Binary encoding of text

Text encoding is an applied instance of binary encoding.

ASCII

There are around 100 characters in total required to render A-Z, a-z, 0-9 and the special characters of Lating text. The ASCII (American Standard Code for Information Interchange) system achieves this with 8-bit code. Thus, each character symbol corresponds to a byte. As \(2^8 = 256\), this allows for a total of 256 characters (where only 7-bits are sufficient, a leading 0 is added).

Below are some examples of the ASCII correspondences:

BinaryHexCharacter
0010000020[space]
0010000121!
0010101122B+

However there are only 128 characters represented in ASCII, thus using 256-bits is somewhat excessive. This lead people to try and use the remaining, free 128 bits to accommodate characters from non-English languages. This was quickly found to be insufficient, necessitating the development of a new encoding standard, Unicode…

Unicode and UTF-8

Whereas ASCII only encodes 128 English alphanumeric characters, the scope of Unicode is much broader, as such it is a superset of ASCII (every character in ASCII is in Unicode but not the converse). Unicode is a universal character encoding that defines every character in every spoken language of the world. The Unicode standard is maintained by the Unicode Consortium and defines more than 1,40,000 characters from more than 150 modern and historic scripts along with emoji.
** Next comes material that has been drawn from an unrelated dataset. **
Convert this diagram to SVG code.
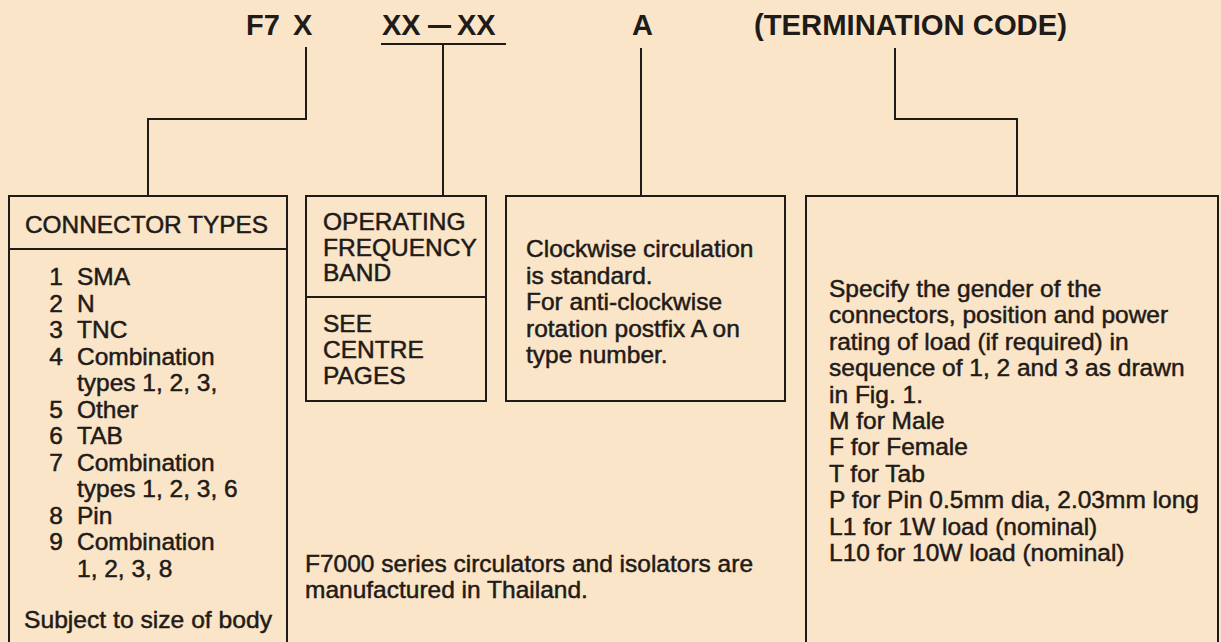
<svg xmlns="http://www.w3.org/2000/svg" width="1221" height="642" viewBox="0 0 1221 642">
<style>
.bg{fill:#FBE5C8}
.box{fill:none;stroke:#1f1b18;stroke-width:2}
.ln{fill:none;stroke:#1f1b18;stroke-width:2}
text{font-family:"Liberation Sans",Arial,sans-serif;fill:#1f1b18}
.hdr{font-size:29px;font-weight:bold}
.t{font-size:24.5px;stroke:#1f1b18;stroke-width:0.5}
.n{font-size:24.5px;text-anchor:end;stroke:#1f1b18;stroke-width:0.5}
</style>
<rect class="bg" x="0" y="0" width="1221" height="642"/>
<g id="header">
<text class="hdr" x="246" y="35">F7</text>
<text class="hdr" x="293" y="35">X</text>
<text class="hdr" x="382" y="35">XX</text>
<text class="hdr" x="428" y="35" textLength="23" lengthAdjust="spacingAndGlyphs">—</text>
<text class="hdr" x="457" y="35">XX</text>
<text class="hdr" x="632" y="35">A</text>
<text class="hdr" x="754" y="35" textLength="313" lengthAdjust="spacingAndGlyphs">(TERMINATION CODE)</text>
</g>
<g id="connectors">
<path class="ln" d="M306,47 V119 H148 V196"/>
<path class="ln" d="M381,44 H506"/>
<path class="ln" d="M443,44 V196"/>
<path class="ln" d="M641,48 V196"/>
<path class="ln" d="M895,48 V119 H1017 V196"/>
</g>
<g id="connector-types">
<rect class="box" x="9" y="196" width="278" height="460"/>
<line class="ln" x1="9" y1="249" x2="287" y2="249"/>
<text class="t" x="25" y="233" textLength="243" lengthAdjust="spacingAndGlyphs">CONNECTOR TYPES</text>
<text class="n" x="63" y="285">1</text><text class="t" x="77" y="285">SMA</text>
<text class="n" x="63" y="311.5">2</text><text class="t" x="77" y="311.5">N</text>
<text class="n" x="63" y="338">3</text><text class="t" x="77" y="338">TNC</text>
<text class="n" x="63" y="364.5">4</text><text class="t" x="77" y="364.5">Combination</text>
<text class="t" x="77" y="391">types 1, 2, 3,</text>
<text class="n" x="63" y="417.5">5</text><text class="t" x="77" y="417.5">Other</text>
<text class="n" x="63" y="444">6</text><text class="t" x="77" y="444">TAB</text>
<text class="n" x="63" y="470.5">7</text><text class="t" x="77" y="470.5">Combination</text>
<text class="t" x="77" y="497">types 1, 2, 3, 6</text>
<text class="n" x="63" y="523.5">8</text><text class="t" x="77" y="523.5">Pin</text>
<text class="n" x="63" y="550">9</text><text class="t" x="77" y="550">Combination</text>
<text class="t" x="77" y="576.5">1, 2, 3, 8</text>
<text class="t" x="24" y="628" textLength="248" lengthAdjust="spacingAndGlyphs">Subject to size of body</text>
</g>
<g id="frequency-band">
<rect class="box" x="306" y="196" width="180" height="205"/>
<line class="ln" x1="306" y1="297" x2="486" y2="297"/>
<text class="t" x="323" y="230">OPERATING</text>
<text class="t" x="323" y="255.5">FREQUENCY</text>
<text class="t" x="323" y="281">BAND</text>
<text class="t" x="323" y="332">SEE</text>
<text class="t" x="323" y="358">CENTRE</text>
<text class="t" x="323" y="384">PAGES</text>
</g>
<g id="rotation">
<rect class="box" x="506" y="196" width="279" height="205"/>
<text class="t" x="526" y="257">Clockwise circulation</text>
<text class="t" x="526" y="283.5">is standard.</text>
<text class="t" x="526" y="310">For anti-clockwise</text>
<text class="t" x="526" y="336.5">rotation postfix A on</text>
<text class="t" x="526" y="363">type number.</text>
</g>
<g id="termination-code">
<rect class="box" x="806" y="196" width="412" height="460"/>
<text class="t" x="829" y="297">Specify the gender of the</text>
<text class="t" x="829" y="323.4">connectors, position and power</text>
<text class="t" x="829" y="349.8">rating of load (if required) in</text>
<text class="t" x="829" y="376.2">sequence of 1, 2 and 3 as drawn</text>
<text class="t" x="829" y="402.6">in Fig. 1.</text>
<text class="t" x="829" y="429">M for Male</text>
<text class="t" x="829" y="455.4">F for Female</text>
<text class="t" x="829" y="481.8">T for Tab</text>
<text class="t" x="829" y="508.2">P for Pin 0.5mm dia, 2.03mm long</text>
<text class="t" x="829" y="534.6">L1 for 1W load (nominal)</text>
<text class="t" x="829" y="561">L10 for 10W load (nominal)</text>
</g>
<g id="note">
<text class="t" x="305" y="572">F7000 series circulators and isolators are</text>
<text class="t" x="305" y="598">manufactured in Thailand.</text>
</g>
</svg>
In contrast to ASCII, it doesn’t achieve this by mapping every character to a bit. Instead it provides an abstract representation of every character which is then encoded using a designated encoding protocol, such as UTF-8, UTF-16, UTF-32 etc. These abstract representations are called “code-points” and are represented as hexadecimal numbers between 0xO - 0x10FFFF (1114111), prepended by U+, for example U+00F7 which is the sign for division.

As the encoding names suggest they encode to different bit sizes:

  • UTF-8 and UTF-16 are variable length encodings.
  • In UTF-8, a character may occupy a minimum of 8 bits.
  • In UTF-16, a character length starts with 16 bits.
  • UTF-32 is a fixed length encoding of 32 bits.

Unicode can be stored using several different encodings, which translate the character codes into sequences of bytes. So, crucially Unicode is not itself an encoding.

UTF-8 uses the ASCII set for the first 128 characters. That’s handy because it means ASCII text is also valid in UTF-8.